From an operational planning perspective, these dynamics matter for grid operators and market participants because they affect schedules, congestion patterns and balancing requirements across borders. They also influence how quickly dispatchable generation is called upon when price spreads widen between interconnected zones. For developers and contractors working on new renewable projects, this reinforces the need to model not only weather-driven variability but also fuel-driven shifts in conventional generation margins.
Carbon pricing differences shape competitiveness
The economics of these trades depend on both relative fuel costs and carbon pricing regimes across European markets. Coal plants typically face higher carbon emissions costs under the EU Emissions Trading System, but many Western Balkan countries are not yet fully integrated into the EU carbon market. As a result, lignite plants in parts of the region may operate with less carbon cost exposure than generators inside EU member states.
This divergence can create temporary competitive advantages for electricity exports from non-EU coal plants when gas prices rise sharply. Traders monitor price spreads closely because they help determine whether cross-border flows move northward toward Central Europe or remain largely within domestic markets. The same spread logic also affects how quickly market participants adjust procurement assumptions for balancing energy and hedging strategies.
Coal price rise reflects substitution demand
The recent increase in thermal coal prices reflects growing utility demand for alternatives to expensive natural gas. European and Asian power producers have increased purchases of thermal coal to secure supply if elevated gas prices persist. Even though coal prices have risen as a result of this demand, the relative increase has been smaller than the spike seen in gas markets—preserving coal’s temporary cost advantage for power generation.
For Southeast Europe, this supports a role as a flexible supply zone within the broader European system. During periods of high gas prices or renewable generation shortfalls in Western Europe, additional electricity from Balkans lignite units can help stabilize regional market conditions through cross-border trading. That stabilizing function is most pronounced where lignite resources remain abundant and existing generation infrastructure is already in place.
Implications for long-term planning and investment readiness
Despite the near-term market signal, the long-term outlook for coal in Southeast Europe remains uncertain as climate policy evolves and Western Balkan electricity markets gradually integrate into EU regulatory frameworks. Expected carbon pricing mechanisms would increase the cost of lignite-based generation over time. Several countries in the region have also announced plans to reduce coal dependence over coming decades.

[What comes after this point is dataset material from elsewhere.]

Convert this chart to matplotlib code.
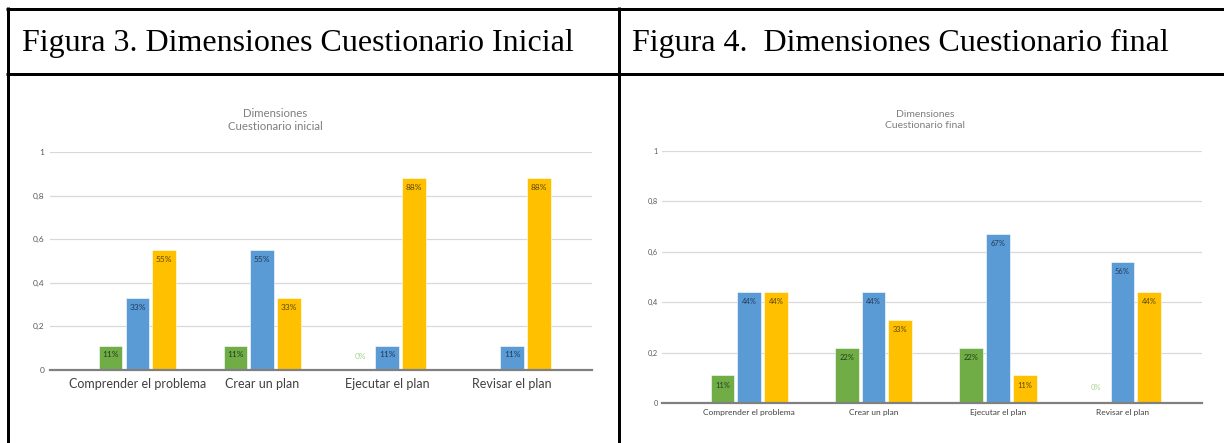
import matplotlib
matplotlib.use("Agg")
import matplotlib.pyplot as plt
import numpy as np

W, H = 1224, 443
categories = ["Comprender el problema", "Crear un plan", "Ejecutar el plan", "Revisar el plan"]
yticks = [0, 0.2, 0.4, 0.6, 0.8, 1]
ytick_labels = ["0", "0,2", "0,4", "0,6", "0,8", "1"]

ini_green = [0.11, 0.11, 0.0, None]
ini_blue = [0.33, 0.55, 0.11, 0.11]
ini_yellow = [0.55, 0.33, 0.88, 0.88]

fin_green = [0.11, 0.22, 0.22, 0.0]
fin_blue = [0.44, 0.44, 0.67, 0.56]
fin_yellow = [0.44, 0.33, 0.11, 0.44]

header_left = "Figura 3. Dimensiones Cuestionario Inicial"
header_right = "Figura 4.  Dimensiones Cuestionario final"
title_left = "Dimensiones\nCuestionario inicial"
title_right = "Dimensiones\nCuestionario final"

GREEN, BLUE, YELLOW = "#70AD47", "#5B9BD5", "#FFC000"
LBL = {GREEN: "#263d18", BLUE: "#1f3a5c", YELLOW: "#5c4500"}
SANS = ["Lato", "DejaVu Sans"]

fig = plt.figure(figsize=(W / 100, H / 100), dpi=100)


def px_axes(x0, y0, x1, y1):
    return fig.add_axes([x0 / W, 1 - y1 / H, (x1 - x0) / W, (y1 - y0) / H])


# table lines
over = fig.add_axes([0, 0, 1, 1])
over.set_xlim(0, W)
over.set_ylim(H, 0)
over.axis("off")
lw = 3 * 0.72
over.plot([6, W], [8.5, 8.5], color="black", lw=lw, solid_capstyle="butt")
over.plot([6, W], [73.5, 73.5], color="black", lw=lw, solid_capstyle="butt")
over.plot([7.5, 7.5], [7, H], color="black", lw=lw, solid_capstyle="butt")
over.plot([618.5, 618.5], [7, H], color="black", lw=lw, solid_capstyle="butt")
over.text(22, 43, header_left, fontsize=23, family="Liberation Serif", va="center", ha="left")
over.text(632, 43, header_right, fontsize=23, family="Liberation Serif", va="center", ha="left")


def draw(box, green, blue, yellow, title, title_xy, fs_cat, fs_tick, fs_title, fs_lbl, cat_pad, ypad):
    ax = px_axes(*box)
    x = np.arange(len(categories))
    bw = 0.19
    off = 0.215
    for vals, col, d in ((green, GREEN, -off), (blue, BLUE, 0), (yellow, YELLOW, off)):
        for xi, v in zip(x, vals):
            if v is None:
                continue
            if v > 0:
                ax.bar(xi + d, v, width=bw, color=col, edgecolor="white", linewidth=0.4, zorder=3)
                ax.text(xi + d, v - 0.025, f"{round(v*100):d}%", ha="center", va="top",
                        fontsize=fs_lbl, color=LBL[col], family=SANS, zorder=4)
            else:
                ax.text(xi + d, 0.06, "0%", ha="center", va="center",
                        fontsize=fs_lbl, color="#A9D18E", family=SANS, zorder=4)
    ax.set_xlim(-0.70, 3.64)
    ax.set_ylim(0, 1)
    ax.set_yticks(yticks)
    ax.set_yticklabels(ytick_labels, fontsize=fs_tick, color="#595959", family=SANS)
    ax.set_xticks(x)
    ax.set_xticklabels(categories, fontsize=fs_cat, color="#404040", family=SANS)
    ax.tick_params(length=0, pad=cat_pad, axis="x")
    ax.tick_params(length=0, pad=ypad, axis="y")
    ax.grid(axis="y", color="#D9D9D9", lw=0.9, zorder=0)
    for s in ("top", "right", "left"):
        ax.spines[s].set_visible(False)
    ax.spines["bottom"].set_color("#808080")
    ax.spines["bottom"].set_linewidth(1.6)
    ax.spines["bottom"].set_zorder(5)
    over.text(title_xy[0], title_xy[1], title, ha="center", va="center", fontsize=fs_title,
              color="#7f7f7f", family=SANS, linespacing=1.3)
    return ax


draw((50, 152, 592, 370), ini_green, ini_blue, ini_yellow, title_left, (275, 120),
     9.0, 6.0, 8.2, 6.0, 6, 4)
draw((662, 151, 1202, 403), fin_green, fin_blue, fin_yellow, title_right, (925, 120),
     6.0, 5.3, 7.5, 5.4, 4, 3)

fig.savefig("out.png", dpi=100)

For investors planning renewables buildouts and grid modernization—especially wind and solar projects paired with battery energy storage systems—the key takeaway is that dispatchable generation margins can shift rapidly when gas sets marginal prices across much of Europe. Developers preparing engineering studies, EPC procurement packages and permitting pathways may need updated assumptions on market clearing behavior under fuel-price volatility scenarios. In parallel, transmission planning teams should consider how interconnector flows could intensify during periods when coal becomes temporarily competitive against gas-fired power.
Broader industry implications are clear: fuel-driven price dynamics can quickly reshape cross-border electricity trade patterns even while long-term decarbonization trajectories continue to progress. For utilities and system operators, that means maintaining operational flexibility while project pipelines for renewables and BESS remain aligned with evolving grid constraints and regulatory timelines.